Modern Retail

Neuroscience Techniques in Branding

In a relatively new field of study, neuroscience is a rapidly growing study of the nervous system. Our brain is responsible for our moods and emotions, facilitating almost every aspect of what we do, mentally and physically. This is something brands are looking to use to their advantage – connecting directly to the thought process of those who will be purchasing their product is the ultimate advantage you can gain over a competitor, as well as giving customers the products they desire.

Neuroscience Techniques in Marketing

Research into neuroscience has given marketers a new weapon in their persuasive techniques. Emerging as a way brands can access what works well with consumers by analysing brain data, ‘neuromarketing’ looks at how the brand can influence users on a physiological level, putting consumers on the back foot.

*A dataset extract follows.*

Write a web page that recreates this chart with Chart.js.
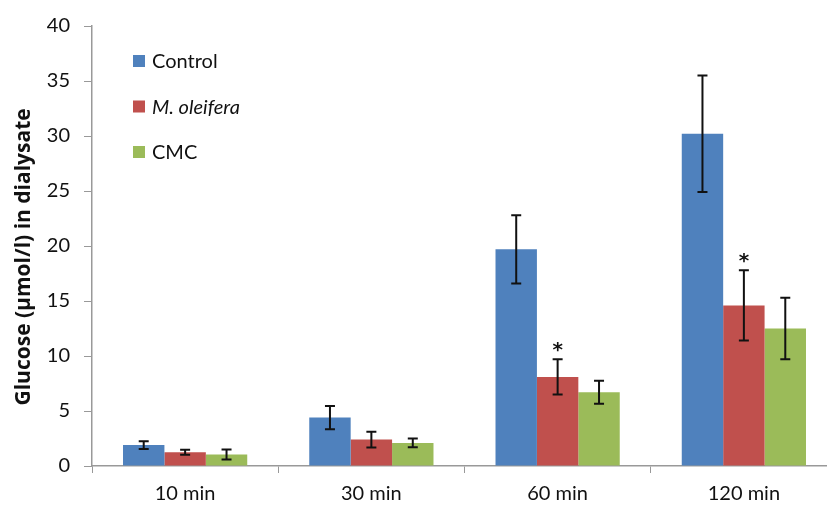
<!DOCTYPE html>
<html>
<head>
<meta charset="utf-8">
<script src="https://cdn.jsdelivr.net/npm/chart.js@4"></script>
<style>
  html, body { margin: 0; padding: 0; background: #fff; overflow: hidden; }
  #wrap { width: 840px; height: 507px; }
</style>
</head>
<body>
<div id="wrap"><canvas id="chart" width="840" height="507"></canvas></div>
<script>
const categories = ['10 min', '30 min', '60 min', '120 min'];
const labels     = ['Control', 'M. oleifera', 'CMC'];
const colors     = ['#4F81BD', '#C0504D', '#9BBB59'];

const control     = [1.9, 4.4, 19.7, 30.2];
const controlErr  = [0.35, 1.05, 3.1, 5.3];
const oleifera    = [1.25, 2.4, 8.1, 14.6];
const oleiferaErr = [0.22, 0.72, 1.6, 3.2];
const cmc         = [1.05, 2.1, 6.7, 12.5];
const cmcErr      = [0.45, 0.4, 1.05, 2.8];
const oleiferaSig = ['', '', '*', '*'];

const FONT = 'Lato, "Open Sans", sans-serif';

// error bars + significance marks
const errorBars = {
  id: 'errorBars',
  afterDatasetsDraw(chart) {
    const { ctx, scales: { y } } = chart;
    ctx.save();
    ctx.strokeStyle = '#111';
    ctx.lineWidth = 2;
    chart.data.datasets.forEach((ds, i) => {
      const meta = chart.getDatasetMeta(i);
      meta.data.forEach((bar, j) => {
        const v = ds.data[j], e = ds.err[j];
        const top = y.getPixelForValue(v + e);
        const bot = y.getPixelForValue(v - e);
        ctx.beginPath();
        ctx.moveTo(bar.x, top); ctx.lineTo(bar.x, bot);
        ctx.moveTo(bar.x - 5, top); ctx.lineTo(bar.x + 5, top);
        ctx.moveTo(bar.x - 5, bot); ctx.lineTo(bar.x + 5, bot);
        ctx.stroke();
        if (ds.sig && ds.sig[j]) {
          ctx.fillStyle = '#111';
          ctx.font = 'bold 20px "DejaVu Sans", sans-serif';
          ctx.textAlign = 'center';
          ctx.textBaseline = 'alphabetic';
          ctx.fillText(ds.sig[j], bar.x, top - 3);
        }
      });
    });
    ctx.restore();
  }
};

// vertical legend inside the plot
const sideLegend = {
  id: 'sideLegend',
  afterDraw(chart) {
    const { ctx } = chart;
    ctx.save();
    chart.data.datasets.forEach((ds, i) => {
      const cy = 61 + i * 45.5;
      ctx.fillStyle = ds.backgroundColor;
      ctx.fillRect(133, cy - 6, 12, 12);
      ctx.fillStyle = '#111';
      ctx.font = (i === 1 ? 'italic ' : '') + '20px ' + FONT;
      ctx.textAlign = 'left';
      ctx.textBaseline = 'middle';
      ctx.fillText(ds.label, 152, cy + 1);
    });
    ctx.restore();
  }
};

new Chart(document.getElementById('chart'), {
  type: 'bar',
  data: {
    labels: categories,
    datasets: [
      { label: labels[0], data: control,  err: controlErr,  backgroundColor: colors[0] },
      { label: labels[1], data: oleifera, err: oleiferaErr, sig: oleiferaSig, backgroundColor: colors[1] },
      { label: labels[2], data: cmc,      err: cmcErr,      backgroundColor: colors[2] }
    ]
  },
  options: {
    responsive: false,
    animation: false,
    categoryPercentage: 0.667,
    barPercentage: 1.0,
    layout: { padding: { top: 22, right: 3, left: 0, bottom: 0 } },
    plugins: { legend: { display: false }, tooltip: { enabled: false } },
    scales: {
      x: {
        grid: { drawOnChartArea: false, drawTicks: true, tickLength: 7, color: '#999', offset: true },
        border: { color: '#999', width: 1.5 },
        ticks: { color: '#111', font: { family: FONT, size: 20 }, padding: 9 },
        afterFit(s) { s.height = 41; }
      },
      y: {
        min: 0, max: 40,
        ticks: { stepSize: 5, color: '#111', font: { family: FONT, size: 20 }, padding: 14 },
        grid: { drawOnChartArea: false, drawTicks: true, tickLength: 8, color: '#999' },
        border: { color: '#999', width: 1.5 },
        // trailing spaces nudge the rotated title down a bit
        title: { display: true, text: 'Glucose (µmol/l) in dialysate\u00a0\u00a0\u00a0\u00a0', color: '#111',
                 font: { family: '"Open Sans", sans-serif', size: 21, weight: 'bold' }, padding: { top: 11, bottom: 4 } },
        afterFit(s) { s.width = 92; }
      }
    }
  },
  plugins: [errorBars, sideLegend]
});
</script>
</body>
</html>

Neuroscience techniques can be utilised as simply as choosing the correct colour schemes in your product’s packaging, hopefully giving the user the right idea about your product. Understanding colour psychology is imperative when creating your branding campaign. The usage of certain colours and shades will give the user an indication as to what the brand or product is about, even if they don’t know it themselves. Take Apple for example. Their website is predominantly black with areas of white. These colours have been designed to project sophistication, power, strength and elegance which is exactly what Apple are trying to get across when marketing their products. Creating a product of stature, especially in a crowded industry, is crucial to making your product shine above the test.

Subconscious Connections

90% of our buying decisions are made subconsciously. A lot of the time, colours are associated with our subconscious and are relative to memories we have generated alongside those colours. For example, in the early 1990s, Crystal Pepsi and Coke Clear hit the shelves, each promoting the idea of ‘purity’. The new additions of clean and pure products did not resonate well with consumers, with the preference of the artificial colouring of the usual brown coloured coke reigning victorious. This is due to the positive emotional connection subconsciously formed with the brand and product.

Although we are oblivious to techniques within many companies’ customer interaction, their ability to create connections with customers on all levels ought to be admired. Whether that is done by creating a personal relationship with an audience or by utilising what users are drawn to, building a relationship with those who buy your products is fundamental to creating a successful brand.